--- DATA PROVIDED ---
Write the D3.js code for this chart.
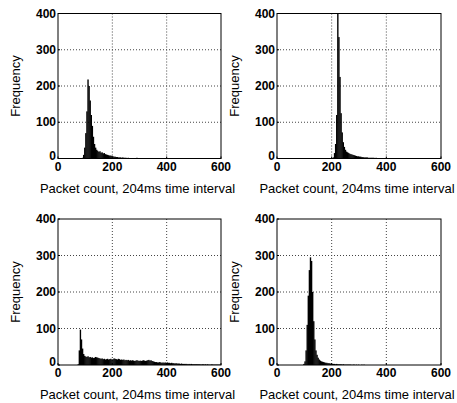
<!DOCTYPE html>
<html>
<head>
<meta charset="utf-8">
<script src="https://cdn.jsdelivr.net/npm/d3@7"></script>
<style>
  html, body { margin: 0; padding: 0; background: #fff; }
  svg { display: block; font-family: "Liberation Sans", Arial, sans-serif; }
</style>
</head>
<body>
<div id="chart"></div>
<script>
// histogram counts, bins of BIN_WIDTH packets starting at the given value
const BIN_WIDTH = 4;

const hist1Start = 88;
const hist1 = [2, 10, 30, 70, 130, 218, 200, 160, 120, 90, 60, 40, 30, 24, 21, 18, 20, 16, 17, 14,
  15, 12, 11, 10, 9, 8, 8, 7, 6, 5, 5, 4, 4, 3, 3, 3, 2, 3, 2, 2,
  2, 1, 2, 1, 1, 1, 1, 1, 1, 1, 2, 1, 1, 1, 0, 1, 0, 1, 0, 0,
  1, 0, 0, 0, 1, 0, 0, 0, 0, 1];

const hist2Start = 204;
const hist2 = [3, 15, 40, 120, 420, 335, 225, 125, 72, 45, 32, 24, 19, 17, 15, 13, 12, 11, 10, 9,
  8, 7, 6, 6, 5, 5, 4, 4, 3, 3, 3, 3, 2, 2, 2, 2, 2, 2, 1, 2,
  1, 1, 1, 1, 1, 1, 1, 1, 1, 1, 0, 1, 1, 0, 1, 0, 1, 0, 0, 1,
  0, 1, 0, 0, 1, 0, 0, 0, 0, 1, 0, 0, 1];

const hist3Start = 72;
const hist3 = [2, 40, 97, 70, 45, 30, 25, 23, 22, 24, 21, 22, 20, 21, 19, 20, 22, 21, 20, 19,
  18, 17, 18, 16, 17, 15, 16, 17, 15, 16, 17, 15, 16, 18, 17, 16, 15, 17, 16, 14,
  15, 14, 15, 13, 14, 13, 14, 12, 13, 12, 13, 12, 11, 12, 13, 12, 11, 12, 11, 12,
  13, 12, 11, 12, 13, 14, 12, 13, 11, 10, 9, 8, 8, 7, 7, 8, 7, 6, 7, 6,
  7, 6, 7, 6, 6, 5, 6, 5, 5, 4, 5, 4, 4, 4, 3, 4, 3, 3, 3, 3,
  3, 2, 3, 2, 3, 2, 2, 2, 2, 2, 2, 2, 2, 1, 2, 2, 1, 2, 1, 2,
  1, 1, 1, 2, 1, 1, 1, 1, 1, 1, 1, 1];

const hist4Start = 96;
const hist4 = [3, 10, 40, 110, 190, 260, 295, 285, 200, 120, 70, 40, 28, 20, 15, 12, 10, 9, 8, 7,
  6, 6, 5, 5, 4, 4, 3, 3, 3, 2, 3, 2, 2, 2, 2, 1, 2, 1, 1, 1,
  1, 1, 1, 1, 0, 1, 1, 0, 1, 0, 1, 0, 0, 1, 0, 1];

const xTicks = [0, 200, 400, 600];
const yTicks = [0, 100, 200, 300, 400];
const xGrid = [200, 400];
const yGrid = [100, 200, 300];
const xTitle = 'Packet count, 204ms time interval';
const yTitle = 'Frequency';

const W = 457, H = 403;

const svg = d3.select('#chart').append('svg')
  .attr('width', W)
  .attr('height', H);

svg.append('rect').attr('width', W).attr('height', H).attr('fill', '#fff');

// plot-area boxes for the four panels
const panels = [
  { counts: hist1, start: hist1Start, x0: 58, x1: 221, y0: 13.5, y1: 158.5 },
  { counts: hist2, start: hist2Start, x0: 277, x1: 441, y0: 13.5, y1: 158.5 },
  { counts: hist3, start: hist3Start, x0: 58, x1: 221, y0: 219, y1: 365 },
  { counts: hist4, start: hist4Start, x0: 277, x1: 441, y0: 219, y1: 365 },
];

panels.forEach((p, i) => drawPanel(p, i));

function drawPanel(p, i) {
  const x = d3.scaleLinear().domain([0, 600]).range([p.x0, p.x1]);
  const y = d3.scaleLinear().domain([0, 400]).range([p.y1, p.y0]);
  const g = svg.append('g');

  const clipId = 'clip' + i;
  g.append('clipPath').attr('id', clipId)
    .append('rect')
    .attr('x', p.x0).attr('y', p.y0)
    .attr('width', p.x1 - p.x0).attr('height', p.y1 - p.y0);

  // dotted grid
  g.selectAll('.gx').data(xGrid).join('line')
    .attr('x1', d => x(d)).attr('x2', d => x(d))
    .attr('y1', p.y0).attr('y2', p.y1)
    .attr('stroke', '#444').attr('stroke-width', 1)
    .attr('stroke-dasharray', '1,2');
  g.selectAll('.gy').data(yGrid).join('line')
    .attr('x1', p.x0).attr('x2', p.x1)
    .attr('y1', d => y(d)).attr('y2', d => y(d))
    .attr('stroke', '#444').attr('stroke-width', 1)
    .attr('stroke-dasharray', '1,2');

  // histogram bars
  const bins = p.counts.map((c, k) => ({ lo: p.start + k * BIN_WIDTH, c }));
  g.append('g').attr('clip-path', `url(#${clipId})`)
    .selectAll('rect').data(bins.filter(b => b.c > 0)).join('rect')
    .attr('x', d => x(d.lo))
    .attr('width', d => x(d.lo + BIN_WIDTH) - x(d.lo) + 0.3)
    .attr('y', d => y(d.c))
    .attr('height', d => y(0) - y(d.c))
    .attr('fill', '#000');

  // box
  g.append('rect')
    .attr('x', p.x0).attr('y', p.y0)
    .attr('width', p.x1 - p.x0).attr('height', p.y1 - p.y0)
    .attr('fill', 'none').attr('stroke', '#000').attr('stroke-width', 1);

  // inward ticks
  g.selectAll('.tx').data(xTicks).join('line')
    .attr('x1', d => x(d)).attr('x2', d => x(d))
    .attr('y1', p.y1).attr('y2', p.y1 - 2)
    .attr('stroke', '#000');
  g.selectAll('.ty').data(yTicks).join('line')
    .attr('x1', p.x0).attr('x2', p.x0 + 2)
    .attr('y1', d => y(d)).attr('y2', d => y(d))
    .attr('stroke', '#000');

  // tick labels
  g.selectAll('.lx').data(xTicks).join('text')
    .attr('x', d => x(d))
    .attr('y', p.y1 + 12)
    .attr('text-anchor', 'middle')
    .attr('font-size', '12px')
    .attr('font-weight', 'bold')
    .text(d => d);
  g.selectAll('.ly').data(yTicks).join('text')
    .attr('x', p.x0 - 2)
    .attr('y', d => y(d) + (d === 0 ? -3 : 0))
    .attr('dy', '0.35em')
    .attr('text-anchor', 'end')
    .attr('font-size', '12px')
    .attr('font-weight', 'bold')
    .text(d => d);

  // axis titles
  g.append('text')
    .attr('x', (p.x0 + p.x1) / 2 - 2)
    .attr('y', p.y1 + 34)
    .attr('text-anchor', 'middle')
    .attr('font-size', '13px')
    .text(xTitle);
  g.append('text')
    .attr('transform', `translate(${p.x0 - 38},${(p.y0 + p.y1) / 2}) rotate(-90)`)
    .attr('text-anchor', 'middle')
    .attr('font-size', '13px')
    .text(yTitle);
}
</script>
</body>
</html>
---
◆ WHAT THE EXERCISE ASKS:
Restate, line by line and word for word, everything from the top of the material through the line that contains "1, 1, 1, 2, 1, 1, 1, 1, 1, 1, 1, 1];". Leave pictures out.

◆ RESPONSE TO THE TASK:
Write the D3.js code for this chart.
<!DOCTYPE html>
<html>
<head>
<meta charset="utf-8">
<script src="https://cdn.jsdelivr.net/npm/d3@7"></script>
<style>
  html, body { margin: 0; padding: 0; background: #fff; }
  svg { display: block; font-family: "Liberation Sans", Arial, sans-serif; }
</style>
</head>
<body>
<div id="chart"></div>
<script>
// histogram counts, bins of BIN_WIDTH packets starting at the given value
const BIN_WIDTH = 4;

const hist1Start = 88;
const hist1 = [2, 10, 30, 70, 130, 218, 200, 160, 120, 90, 60, 40, 30, 24, 21, 18, 20, 16, 17, 14,
  15, 12, 11, 10, 9, 8, 8, 7, 6, 5, 5, 4, 4, 3, 3, 3, 2, 3, 2, 2,
  2, 1, 2, 1, 1, 1, 1, 1, 1, 1, 2, 1, 1, 1, 0, 1, 0, 1, 0, 0,
  1, 0, 0, 0, 1, 0, 0, 0, 0, 1];

const hist2Start = 204;
const hist2 = [3, 15, 40, 120, 420, 335, 225, 125, 72, 45, 32, 24, 19, 17, 15, 13, 12, 11, 10, 9,
  8, 7, 6, 6, 5, 5, 4, 4, 3, 3, 3, 3, 2, 2, 2, 2, 2, 2, 1, 2,
  1, 1, 1, 1, 1, 1, 1, 1, 1, 1, 0, 1, 1, 0, 1, 0, 1, 0, 0, 1,
  0, 1, 0, 0, 1, 0, 0, 0, 0, 1, 0, 0, 1];

const hist3Start = 72;
const hist3 = [2, 40, 97, 70, 45, 30, 25, 23, 22, 24, 21, 22, 20, 21, 19, 20, 22, 21, 20, 19,
  18, 17, 18, 16, 17, 15, 16, 17, 15, 16, 17, 15, 16, 18, 17, 16, 15, 17, 16, 14,
  15, 14, 15, 13, 14, 13, 14, 12, 13, 12, 13, 12, 11, 12, 13, 12, 11, 12, 11, 12,
  13, 12, 11, 12, 13, 14, 12, 13, 11, 10, 9, 8, 8, 7, 7, 8, 7, 6, 7, 6,
  7, 6, 7, 6, 6, 5, 6, 5, 5, 4, 5, 4, 4, 4, 3, 4, 3, 3, 3, 3,
  3, 2, 3, 2, 3, 2, 2, 2, 2, 2, 2, 2, 2, 1, 2, 2, 1, 2, 1, 2,
  1, 1, 1, 2, 1, 1, 1, 1, 1, 1, 1, 1];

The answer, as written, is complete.